§ **Requirement**
Copy all of the material exactly. Pictures are not to appear in the copy.

§ **Given material**
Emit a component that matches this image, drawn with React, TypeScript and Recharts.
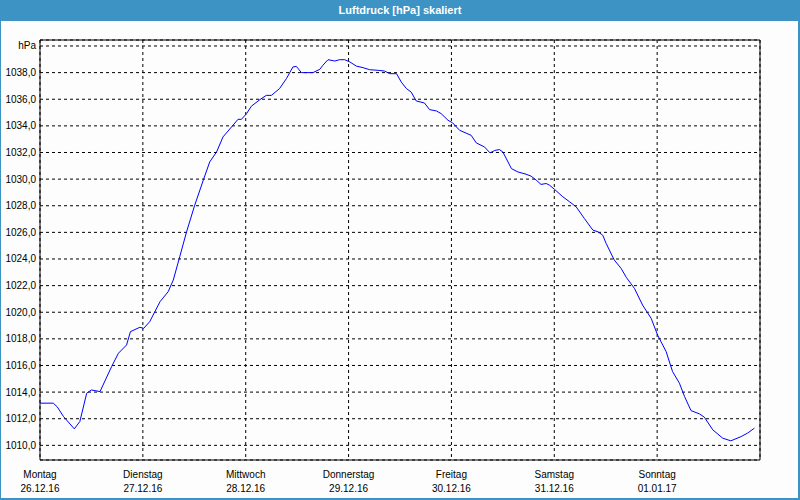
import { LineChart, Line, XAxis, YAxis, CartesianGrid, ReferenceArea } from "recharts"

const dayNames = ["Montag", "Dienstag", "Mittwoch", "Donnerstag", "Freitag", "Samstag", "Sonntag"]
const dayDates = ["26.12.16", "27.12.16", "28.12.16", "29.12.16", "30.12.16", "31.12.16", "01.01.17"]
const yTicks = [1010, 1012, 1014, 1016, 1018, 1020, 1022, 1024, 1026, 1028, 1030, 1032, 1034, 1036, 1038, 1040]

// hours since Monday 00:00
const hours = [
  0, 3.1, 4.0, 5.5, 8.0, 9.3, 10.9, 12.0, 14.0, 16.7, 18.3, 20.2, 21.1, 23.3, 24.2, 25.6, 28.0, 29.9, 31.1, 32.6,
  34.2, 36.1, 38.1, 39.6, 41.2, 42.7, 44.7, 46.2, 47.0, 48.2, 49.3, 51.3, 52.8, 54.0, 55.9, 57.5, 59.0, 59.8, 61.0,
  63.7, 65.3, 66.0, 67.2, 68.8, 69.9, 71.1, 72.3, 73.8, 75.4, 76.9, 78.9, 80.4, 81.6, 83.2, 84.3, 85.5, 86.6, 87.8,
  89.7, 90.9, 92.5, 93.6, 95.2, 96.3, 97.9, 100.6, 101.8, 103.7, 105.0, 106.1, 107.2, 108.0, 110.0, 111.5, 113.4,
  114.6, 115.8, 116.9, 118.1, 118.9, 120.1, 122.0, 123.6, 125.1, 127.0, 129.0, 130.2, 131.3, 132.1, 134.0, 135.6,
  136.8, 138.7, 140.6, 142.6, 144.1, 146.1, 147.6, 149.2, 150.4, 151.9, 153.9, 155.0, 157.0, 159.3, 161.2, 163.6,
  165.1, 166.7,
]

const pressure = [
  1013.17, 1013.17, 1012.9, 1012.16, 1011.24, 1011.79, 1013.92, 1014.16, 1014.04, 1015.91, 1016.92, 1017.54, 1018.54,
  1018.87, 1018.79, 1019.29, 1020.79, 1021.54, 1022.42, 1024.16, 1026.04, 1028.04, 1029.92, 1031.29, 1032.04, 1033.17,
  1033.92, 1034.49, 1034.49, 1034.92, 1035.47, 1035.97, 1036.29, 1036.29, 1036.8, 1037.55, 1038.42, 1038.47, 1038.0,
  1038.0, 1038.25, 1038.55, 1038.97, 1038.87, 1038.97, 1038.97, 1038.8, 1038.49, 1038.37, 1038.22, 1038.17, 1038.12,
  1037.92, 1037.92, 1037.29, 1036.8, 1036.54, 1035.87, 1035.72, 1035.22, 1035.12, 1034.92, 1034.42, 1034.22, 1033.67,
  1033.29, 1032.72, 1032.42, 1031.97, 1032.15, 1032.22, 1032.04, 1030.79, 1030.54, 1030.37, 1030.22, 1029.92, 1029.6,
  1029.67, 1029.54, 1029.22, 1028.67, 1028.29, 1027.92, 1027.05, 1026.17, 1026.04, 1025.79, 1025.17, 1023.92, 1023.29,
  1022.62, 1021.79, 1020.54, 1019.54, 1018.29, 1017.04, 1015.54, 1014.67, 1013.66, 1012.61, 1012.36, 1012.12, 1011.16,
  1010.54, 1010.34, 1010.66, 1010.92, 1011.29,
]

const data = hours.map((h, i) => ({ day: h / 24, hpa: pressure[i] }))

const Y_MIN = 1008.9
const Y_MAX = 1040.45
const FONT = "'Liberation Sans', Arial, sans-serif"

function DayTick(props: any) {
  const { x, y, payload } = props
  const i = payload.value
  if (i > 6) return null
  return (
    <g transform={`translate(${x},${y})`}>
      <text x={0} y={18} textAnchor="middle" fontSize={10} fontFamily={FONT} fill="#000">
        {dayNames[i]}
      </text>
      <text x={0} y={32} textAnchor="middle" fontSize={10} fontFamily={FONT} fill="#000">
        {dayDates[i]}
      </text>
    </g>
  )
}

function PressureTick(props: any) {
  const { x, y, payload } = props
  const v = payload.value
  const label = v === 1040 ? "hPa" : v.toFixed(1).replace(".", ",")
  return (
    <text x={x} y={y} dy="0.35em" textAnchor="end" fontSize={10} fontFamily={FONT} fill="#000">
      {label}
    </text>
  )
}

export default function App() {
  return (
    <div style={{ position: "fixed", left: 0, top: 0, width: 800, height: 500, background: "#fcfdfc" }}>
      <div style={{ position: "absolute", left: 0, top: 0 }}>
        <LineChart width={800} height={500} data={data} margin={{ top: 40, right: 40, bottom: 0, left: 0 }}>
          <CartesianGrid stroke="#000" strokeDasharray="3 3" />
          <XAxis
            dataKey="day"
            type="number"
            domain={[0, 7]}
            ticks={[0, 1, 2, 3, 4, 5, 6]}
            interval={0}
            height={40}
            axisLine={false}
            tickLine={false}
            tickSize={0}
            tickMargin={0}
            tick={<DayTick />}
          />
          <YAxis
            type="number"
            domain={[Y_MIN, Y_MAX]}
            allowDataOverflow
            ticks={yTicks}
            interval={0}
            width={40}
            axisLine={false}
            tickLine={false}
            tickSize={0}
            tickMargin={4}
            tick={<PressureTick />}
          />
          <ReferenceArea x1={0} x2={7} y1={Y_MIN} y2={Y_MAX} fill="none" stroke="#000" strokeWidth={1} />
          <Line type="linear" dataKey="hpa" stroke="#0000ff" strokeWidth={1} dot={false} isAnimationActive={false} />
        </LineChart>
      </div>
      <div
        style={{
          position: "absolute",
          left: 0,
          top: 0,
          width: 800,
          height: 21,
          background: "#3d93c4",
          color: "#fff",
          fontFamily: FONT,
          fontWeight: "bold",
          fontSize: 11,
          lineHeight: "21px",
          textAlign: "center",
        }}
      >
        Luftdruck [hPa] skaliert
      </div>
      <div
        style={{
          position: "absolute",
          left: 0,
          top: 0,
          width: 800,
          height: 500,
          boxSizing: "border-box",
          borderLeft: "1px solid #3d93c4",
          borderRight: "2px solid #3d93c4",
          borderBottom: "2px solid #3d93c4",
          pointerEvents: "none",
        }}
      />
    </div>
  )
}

§ **Final result**
Emit a component that matches this image, drawn with React, TypeScript and Recharts.
import { LineChart, Line, XAxis, YAxis, CartesianGrid, ReferenceArea } from "recharts"

const dayNames = ["Montag", "Dienstag", "Mittwoch", "Donnerstag", "Freitag", "Samstag", "Sonntag"]
const dayDates = ["26.12.16", "27.12.16", "28.12.16", "29.12.16", "30.12.16", "31.12.16", "01.01.17"]
const yTicks = [1010, 1012, 1014, 1016, 1018, 1020, 1022, 1024, 1026, 1028, 1030, 1032, 1034, 1036, 1038, 1040]

// hours since Monday 00:00
const hours = [
  0, 3.1, 4.0, 5.5, 8.0, 9.3, 10.9, 12.0, 14.0, 16.7, 18.3, 20.2, 21.1, 23.3, 24.2, 25.6, 28.0, 29.9, 31.1, 32.6,
  34.2, 36.1, 38.1, 39.6, 41.2, 42.7, 44.7, 46.2, 47.0, 48.2, 49.3, 51.3, 52.8, 54.0, 55.9, 57.5, 59.0, 59.8, 61.0,
  63.7, 65.3, 66.0, 67.2, 68.8, 69.9, 71.1, 72.3, 73.8, 75.4, 76.9, 78.9, 80.4, 81.6, 83.2, 84.3, 85.5, 86.6, 87.8,
  89.7, 90.9, 92.5, 93.6, 95.2, 96.3, 97.9, 100.6, 101.8, 103.7, 105.0, 106.1, 107.2, 108.0, 110.0, 111.5, 113.4,
  114.6, 115.8, 116.9, 118.1, 118.9, 120.1, 122.0, 123.6, 125.1, 127.0, 129.0, 130.2, 131.3, 132.1, 134.0, 135.6,
  136.8, 138.7, 140.6, 142.6, 144.1, 146.1, 147.6, 149.2, 150.4, 151.9, 153.9, 155.0, 157.0, 159.3, 161.2, 163.6,
  165.1, 166.7,
]

const pressure = [
  1013.17, 1013.17, 1012.9, 1012.16, 1011.24, 1011.79, 1013.92, 1014.16, 1014.04, 1015.91, 1016.92, 1017.54, 1018.54,
  1018.87, 1018.79, 1019.29, 1020.79, 1021.54, 1022.42, 1024.16, 1026.04, 1028.04, 1029.92, 1031.29, 1032.04, 1033.17,
  1033.92, 1034.49, 1034.49, 1034.92, 1035.47, 1035.97, 1036.29, 1036.29, 1036.8, 1037.55, 1038.42, 1038.47, 1038.0,
  1038.0, 1038.25, 1038.55, 1038.97, 1038.87, 1038.97, 1038.97, 1038.8, 1038.49, 1038.37, 1038.22, 1038.17, 1038.12,
  1037.92, 1037.92, 1037.29, 1036.8, 1036.54, 1035.87, 1035.72, 1035.22, 1035.12, 1034.92, 1034.42, 1034.22, 1033.67,
  1033.29, 1032.72, 1032.42, 1031.97, 1032.15, 1032.22, 1032.04, 1030.79, 1030.54, 1030.37, 1030.22, 1029.92, 1029.6,
  1029.67, 1029.54, 1029.22, 1028.67, 1028.29, 1027.92, 1027.05, 1026.17, 1026.04, 1025.79, 1025.17, 1023.92, 1023.29,
  1022.62, 1021.79, 1020.54, 1019.54, 1018.29, 1017.04, 1015.54, 1014.67, 1013.66, 1012.61, 1012.36, 1012.12, 1011.16,
  1010.54, 1010.34, 1010.66, 1010.92, 1011.29,
]

const data = hours.map((h, i) => ({ day: h / 24, hpa: pressure[i] }))

const Y_MIN = 1008.9
const Y_MAX = 1040.45
const FONT = "'Liberation Sans', Arial, sans-serif"

function DayTick(props: any) {
  const { x, y, payload } = props
  const i = payload.value
  if (i > 6) return null
  return (
    <g transform={`translate(${x},${y})`}>
      <text x={0} y={18} textAnchor="middle" fontSize={10} fontFamily={FONT} fill="#000">
        {dayNames[i]}
      </text>
      <text x={0} y={32} textAnchor="middle" fontSize={10} fontFamily={FONT} fill="#000">
        {dayDates[i]}
      </text>
    </g>
  )
}

function PressureTick(props: any) {
  const { x, y, payload } = props
  const v = payload.value
  const label = v === 1040 ? "hPa" : v.toFixed(1).replace(".", ",")
  return (
    <text x={x} y={y} dy="0.35em" textAnchor="end" fontSize={10} fontFamily={FONT} fill="#000">
      {label}
    </text>
  )
}

export default function App() {
  return (
    <div style={{ position: "fixed", left: 0, top: 0, width: 800, height: 500, background: "#fcfdfc" }}>
      <div style={{ position: "absolute", left: 0, top: 0 }}>
        <LineChart width={800} height={500} data={data} margin={{ top: 40, right: 40, bottom: 0, left: 0 }}>
          <CartesianGrid stroke="#000" strokeDasharray="3 3" />
          <XAxis
            dataKey="day"
            type="number"
            domain={[0, 7]}
            ticks={[0, 1, 2, 3, 4, 5, 6]}
            interval={0}
            height={40}
            axisLine={false}
            tickLine={false}
            tickSize={0}
            tickMargin={0}
            tick={<DayTick />}
          />
          <YAxis
            type="number"
            domain={[Y_MIN, Y_MAX]}
            allowDataOverflow
            ticks={yTicks}
            interval={0}
            width={40}
            axisLine={false}
            tickLine={false}
            tickSize={0}
            tickMargin={4}
            tick={<PressureTick />}
          />
          <ReferenceArea x1={0} x2={7} y1={Y_MIN} y2={Y_MAX} fill="none" stroke="#000" strokeWidth={1} />
          <Line type="linear" dataKey="hpa" stroke="#0000ff" strokeWidth={1} dot={false} isAnimationActive={false} />
        </LineChart>
      </div>
      <div
        style={{
          position: "absolute",
          left: 0,
          top: 0,
          width: 800,
          height: 21,
          background: "#3d93c4",
          color: "#fff",
          fontFamily: FONT,
          fontWeight: "bold",
          fontSize: 11,
          lineHeight: "21px",
          textAlign: "center",
        }}
      >
        Luftdruck [hPa] skaliert
      </div>
      <div
        style={{
          position: "absolute",
          left: 0,
          top: 0,
          width: 800,
          height: 500,
          boxSizing: "border-box",
          borderLeft: "1px solid #3d93c4",
          borderRight: "2px solid #3d93c4",
          borderBottom: "2px solid #3d93c4",
          pointerEvents: "none",
        }}
      />
    </div>
  )
}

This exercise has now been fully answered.